Even a single VM-cluster can be set up with security enabled. If doing so, we recommend turning security up to its strictest, with SPNEGO-authenticated Web UIs (and hence RM Proxy), as well as IPC wire encryption. Setting the kerberos token expiry to under an hour will find kerberos expiry problems early —so is also recommended.
[ ] Application launched in secure cluster.
[ ] Launched application runs as user submitting job (tip: log user.name system property in AM).
[ ] Web browser interaction verified in secure cluster.
[ ] REST client interation (GET operations) tested.
[ ] Application continues to run after Kerberos Token expiry.
[ ] Application does not launch if user lacks Kerberos credentials.
[ ] If the application supports the timeline server, verify that it publishes events in a secure cluster.

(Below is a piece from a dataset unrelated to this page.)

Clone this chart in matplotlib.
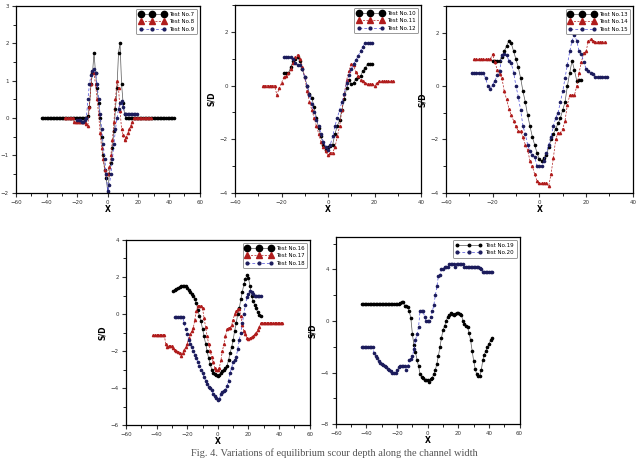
import numpy as np
import matplotlib
matplotlib.use('Agg')
import matplotlib.pyplot as plt
from matplotlib.lines import Line2D

# ---- data (1 unit spacing in X) ----
x7 = np.arange(-43, 44)
y7 = [0]*30 + [0.05, 0.3, 0.9, 1.2, 1.75, 1.2, 0.8, 0.4, 0.0, -0.5, -1.0, -1.4, -1.6, -2.0,
      -1.5, -1.2, -0.8, -0.35, 0.25, 0.8, 1.75, 2.0, 0.9, 0.4, 0.1] + [0]*32
x8 = np.arange(-28, 29)
y8 = [0, 0, 0, 0, 0, 0, -0.1, -0.1, -0.1, -0.1, -0.1, -0.1, -0.1, -0.1, -0.15, -0.2,
      0.3, 0.9, 1.25, 1.2, 0.9, 0.5, 0.1, -0.4, -0.8, -1.1, -1.4, -1.5, -1.5, -1.3, -1.0,
      -0.6, -0.1, 0.5, 1.0, 0.8, 0.2, -0.3, -0.45, -0.6, -0.5, -0.4, -0.3, -0.2, -0.1,
      0, 0, 0, 0, 0, 0, 0, 0, 0, 0, 0, 0]
x9 = np.arange(-20, 20)
y9 = [-0.05, -0.05, -0.05, -0.1, -0.1, -0.05, 0.0, 0.5, 0.9, 1.15, 1.25, 1.3, 1.2, 0.9,
      0.5, 0.1, -0.3, -0.7, -1.1, -1.5, -1.95, -1.8, -1.5, -1.1, -0.7, -0.3, 0.0, 0.25,
      0.4, 0.45, 0.3, 0.1, 0.1, 0.1, 0.1, 0.1, 0.1, 0.1, 0.1, 0.1]

x10 = np.arange(-19, 20)
y10 = [0.45, 0.45, 0.45, 0.7, 0.9, 1.0, 1.05, 0.9, 0.6, 0.3, 0.0, -0.3, -0.45, -0.8, -1.2,
       -1.6, -1.9, -2.2, -2.4, -2.3, -2.25, -2.2, -1.8, -1.5, -1.3, -0.9, -0.5, -0.1, 0.2,
       0.05, 0.1, 0.25, 0.3, 0.35, 0.55, 0.65, 0.8, 0.8, 0.8]
x11 = np.arange(-28, 29)
y11 = [0, 0, 0, 0, 0, 0, -0.35, -0.1, 0.1, 0.3, 0.35, 0.45, 0.6, 0.85, 1.05, 1.15, 1.0,
       0.7, 0.3, -0.2, -0.6, -0.9, -1.2, -1.5, -1.8, -2.1, -2.3, -2.45, -2.6, -2.5, -2.5,
       -2.3, -1.9, -1.5, -0.9, -0.3, 0.2, 0.55, 0.8, 0.75, 0.5, 0.35, 0.2, 0.15, 0.1,
       0.05, 0.05, 0.05, 0, 0.1, 0.15, 0.15, 0.15, 0.15, 0.15, 0.15, 0.15]
x12 = np.arange(-19, 20)
y12 = [1.05, 1.05, 1.05, 1.05, 1.0, 0.85, 0.75, 0.75, 0.6, 0.3, 0.0, -0.35, -0.7, -1.0,
       -1.3, -1.5, -1.8, -2.1, -2.3, -2.4, -2.2, -1.9, -1.5, -1.2, -0.9, -0.6, -0.3, 0.1,
       0.4, 0.6, 0.8, 0.95, 1.1, 1.3, 1.45, 1.6, 1.6, 1.6, 1.6]

x13 = np.arange(-20, 19)
y13 = [0.95, 0.95, 0.95, 0.95, 1.1, 1.3, 1.5, 1.7, 1.6, 1.3, 1.0, 0.7, 0.3, -0.2, -0.6,
       -1.1, -1.5, -1.9, -2.2, -2.5, -2.75, -2.8, -2.7, -2.6, -2.3, -2.0, -1.8, -1.6, -1.4,
       -1.2, -0.9, -0.6, 0.0, 0.5, 0.95, 0.6, 0.2, 0.22, 0.22]
x14 = np.arange(-28, 29)
y14 = [1.0, 1.0, 1.0, 1.0, 1.0, 1.0, 1.0, 1.0, 1.2, 0.9, 0.6, 0.45, 0.3, -0.2, -0.5, -0.85,
       -1.1, -1.3, -1.5, -1.7, -1.7, -1.9, -2.2, -2.4, -2.8, -3.0, -3.3, -3.55, -3.65,
       -3.65, -3.65, -3.65, -3.75, -3.3, -2.7, -2.0, -1.75, -1.75, -1.6, -1.3, -0.7, -0.35,
       -0.35, -0.35, 0.0, 0.5, 0.9, 1.25, 1.3, 1.7, 1.75, 1.7, 1.65, 1.65, 1.65, 1.65, 1.65]
x15 = np.arange(-29, 30)
y15 = [0.5, 0.5, 0.5, 0.5, 0.5, 0.5, 0.3, 0.0, -0.1, 0.05, 0.2, 0.4, 0.55, 1.15, 1.2,
       1.15, 0.95, 0.85, 0.5, 0.0, -0.4, -0.9, -1.5, -1.8, -2.2, -2.45, -2.6, -2.65, -3.0,
       -3.0, -3.0, -2.8, -2.5, -2.2, -1.9, -1.5, -1.2, -1.0, -0.6, -0.2, 0.3, 0.8, 1.3,
       1.7, 1.9, 1.7, 1.3, 1.2, 0.9, 0.65, 0.55, 0.5, 0.45, 0.35, 0.35, 0.35, 0.35, 0.35, 0.35]

x16 = np.arange(-29, 29)
y16 = [1.25, 1.3, 1.35, 1.4, 1.45, 1.5, 1.5, 1.5, 1.5, 1.4, 1.3, 1.2, 1.1, 1.0, 0.8, 0.6,
       0.2, -0.1, -0.4, -0.8, -1.2, -1.6, -2.0, -2.4, -2.7, -3.0, -3.2, -3.25, -3.3, -3.35,
       -3.3, -3.2, -3.1, -3.0, -2.9, -2.8, -2.5, -2.1, -1.8, -1.4, -0.9, -0.5, 0.0, 0.3,
       0.8, 1.2, 1.6, 1.9, 2.1, 1.95, 1.5, 1.0, 0.7, 0.5, 0.3, 0.1, -0.05, -0.1]
x17 = np.arange(-42, 43)
y17 = [-1.15]*8 + [-1.6, -1.8, -1.75, -1.75, -1.75, -1.85, -1.95, -2.0, -2.05, -2.1, -2.25,
       -2.1, -1.95, -1.8, -1.6, -1.3, -1.1, -0.9, -0.75, -0.3, 0.15, 0.45, 0.45, 0.45, 0.3,
       -0.2, -0.7, -1.2, -1.6, -2.0, -2.3, -2.6, -2.9, -3.0, -3.05, -2.9, -2.5, -2.0, -1.6,
       -1.2, -0.8, -0.75, -0.75, -0.6, -0.3, 0.0, 0.15, 0.25, 0.25, -0.1, -0.6, -0.9, -1.1,
       -1.3, -1.35, -1.3, -1.25, -1.2, -1.1, -1.0, -0.85, -0.7, -0.5] + [-0.5]*14
x18 = np.arange(-28, 29)
y18 = [-0.15, -0.15, -0.15, -0.15, -0.15, -0.15, -0.5, -0.8, -1.1, -1.4, -1.6, -1.8, -2.0,
       -2.2, -2.4, -2.6, -2.8, -3.0, -3.2, -3.4, -3.6, -3.8, -3.95, -4.0, -4.1, -4.3, -4.45,
       -4.55, -4.65, -4.6, -4.3, -4.2, -4.15, -4.1, -3.9, -3.6, -3.2, -2.9, -2.6, -2.5,
       -2.3, -1.9, -1.4, -1.0, -0.5, 0.0, 0.5, 0.9, 1.1, 1.25, 1.2, 1.1, 1.0, 1.0, 1.0,
       1.0, 1.0]

x19 = np.arange(-43, 43)
y19 = [1.35]*25 + [1.4, 1.45, 1.45, 1.2, 1.15, 1.1, 0.75, 0.2, -1.0, -1.9, -2.4, -3.0,
       -3.5, -4.1, -4.35, -4.45, -4.6, -4.6, -4.6, -4.75, -4.5, -4.4, -4.1, -3.8, -3.3,
       -2.7, -2.0, -1.3, -0.7, -0.4, 0.0, 0.3, 0.45, 0.6, 0.55, 0.5, 0.55, 0.65, 0.6, 0.55,
       0.5, 0.0, -0.2, -0.4, -0.5, -0.9, -1.5, -2.3, -3.1, -3.7, -4.15, -4.3, -4.3, -3.8,
       -3.0, -2.6, -2.3, -2.0, -1.8, -1.5, -1.35]
x20 = np.arange(-43, 43)
y20 = [-2.0]*8 + [-2.5, -2.7, -2.9, -3.1, -3.25, -3.3, -3.45, -3.5, -3.6, -3.75, -3.8,
       -3.85, -4.0, -4.0, -4.0, -3.8, -3.6, -3.5, -3.5, -3.5, -3.5, -3.8, -3.5, -3.05,
       -2.95, -2.7, -2.2, -1.5, -1.0, -0.5, 0.8, 0.8, 0.8, 0.3, 0.0, 0.0, 0.0, 0.3, 0.75,
       1.25, 2.0, 2.7, 3.5, 3.6, 4.0, 4.0, 4.2, 4.2, 4.2, 4.4, 4.45, 4.45, 4.4, 4.2, 4.45,
       4.45, 4.45, 4.45, 4.4, 4.2, 4.2, 4.2, 4.2, 4.2, 4.2, 4.2, 4.2, 4.2, 4.2, 4.1, 4.0,
       3.8, 3.8, 3.8, 3.8, 3.8, 3.8, 3.8]

BLACK = 'black'
RED = '#b01c1c'
NAVY = '#1c1c5c'

fig = plt.figure(figsize=(6.36, 4.58), dpi=100)

def draw_black(ax, x, y):
    ax.plot(x, y, color='#555555', lw=0.5, marker='o', ms=1.6, mfc=BLACK, mec=BLACK)

def draw_red(ax, x, y):
    ax.plot(x, y, color=RED, lw=0.5, ls=(0, (3, 2)), marker='^', ms=1.6, mfc=RED, mec=RED)

def draw_navy(ax, x, y):
    ax.plot(x, y, color='#4a4ad8', lw=0.5, ls=(0, (4, 3)), marker='o', ms=1.6, mfc=NAVY, mec=NAVY)

def setup(ax, xlim, xmaj, ylim, ymaj, ylab=True):
    ax.set_xlim(xlim)
    ax.set_ylim(ylim)
    ax.set_xticks(np.arange(xlim[0], xlim[1] + 1, xmaj))
    ax.set_xticks(np.arange(xlim[0], xlim[1] + 1, xmaj / 2), minor=True)
    ax.set_yticks(np.arange(ylim[0], ylim[1] + 0.01, ymaj))
    ax.set_yticks(np.arange(ylim[0], ylim[1] + 0.01, ymaj / 2), minor=True)
    ax.tick_params(which='major', direction='out', length=3, width=0.8, labelsize=4, pad=2,
                   colors='#333333')
    ax.tick_params(which='minor', direction='out', length=2, width=0.6)
    for s in ax.spines.values():
        s.set_linewidth(0.9)
    ax.set_xlabel('X', fontsize=5.5, fontweight='bold', labelpad=0)
    if ylab:
        ax.set_ylabel('S/D', fontsize=5.5, fontweight='bold', labelpad=3)

def legend(ax, labels, kinds):
    handles = []
    for k in kinds:
        if k == 'big':
            handles.append(Line2D([], [], color='#555555', lw=0.5, marker='o', ms=4.5, mfc=BLACK, mec=BLACK))
        elif k == 'small':
            handles.append(Line2D([], [], color='#555555', lw=0.5, marker='o', ms=1.8, mfc=BLACK, mec=BLACK))
        elif k == 'tri':
            handles.append(Line2D([], [], color=RED, lw=0.5, ls=(0, (3, 2)), marker='^', ms=4, mfc=RED, mec=RED))
        else:
            handles.append(Line2D([], [], color='#4a4ad8', lw=0.5, ls=(0, (4, 3)), marker='o', ms=2, mfc=NAVY, mec=NAVY))
    leg = ax.legend(handles, labels, loc='upper right', fontsize=4, numpoints=3, handlelength=4.8,
                    borderpad=0.5, labelspacing=0.45, handletextpad=0.6, fancybox=True, framealpha=1,
                    edgecolor='#888888')
    leg.get_frame().set_linewidth(0.6)

# top row (the first panel's S/D label falls outside the page in the original)
ax1 = fig.add_axes([0.025, 0.579, 0.289, 0.408])
draw_black(ax1, x7, y7)
draw_red(ax1, x8, y8)
draw_navy(ax1, x9, y9)
setup(ax1, (-60, 60), 20, (-2, 3), 1, ylab=False)
legend(ax1, ['Test No.7', 'Test No.8', 'Test No.9'], ['big', 'tri', 'navy'])

ax2 = fig.add_axes([0.3695, 0.579, 0.2925, 0.41])
draw_black(ax2, x10, y10)
draw_red(ax2, x11, y11)
draw_navy(ax2, x12, y12)
setup(ax2, (-40, 40), 20, (-4, 3), 2)
ax2.set_yticks([-4, -2, 0, 2])
legend(ax2, ['Test No.10', 'Test No.11', 'Test No.12'], ['big', 'tri', 'navy'])

ax3 = fig.add_axes([0.701, 0.579, 0.294, 0.408])
draw_black(ax3, x13, y13)
draw_red(ax3, x14, y14)
draw_navy(ax3, x15, y15)
setup(ax3, (-40, 40), 20, (-4, 3), 2)
ax3.set_yticks([-4, -2, 0, 2])
legend(ax3, ['Test No.13', 'Test No.14', 'Test No.15'], ['big', 'tri', 'navy'])

# bottom row
ax4 = fig.add_axes([0.198, 0.072, 0.289, 0.404])
draw_black(ax4, x16, y16)
draw_red(ax4, x17, y17)
draw_navy(ax4, x18, y18)
setup(ax4, (-60, 60), 20, (-6, 4), 2)
ax4.set_yticks(np.arange(-6, 4.1, 1), minor=True)
legend(ax4, ['Test No.16', 'Test No.17', 'Test No.18'], ['big', 'tri', 'navy'])

ax5 = fig.add_axes([0.528, 0.074, 0.289, 0.408])
draw_black(ax5, x19, y19)
draw_navy(ax5, x20, y20)
setup(ax5, (-60, 60), 20, (-8, 6.5), 4)
ax5.set_yticks([-8, -4, 0, 4])
ax5.set_yticks(np.arange(-8, 6.1, 2), minor=True)
legend(ax5, ['Test No.19', 'Test No.20'], ['small', 'navy'])

fig.text(0.525, 0.011, 'Fig. 4. Variations of equilibrium scour depth along the channel width',
         ha='center', va='center', fontsize=7.5, color='#555555', family='Liberation Serif')

fig.savefig('out.png', dpi=100)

[ ] If the application integrates with other applications, such as HBase or Hive, verify that the interaction works in a secure cluster.
[ ] If the application communicates with remote HDFS clusters, verify that it can do so in a secure cluster (i.e. that the client extracted any delegation tokens for this at launch time)
If you don’t test your YARN application in a secure Hadoop cluster, it won’t work.
And without those tests: your users will be the ones to find out that your application doesn’t work in a secure cluster.
Bear that in mind when considering how much development effort to put into Kerberos support.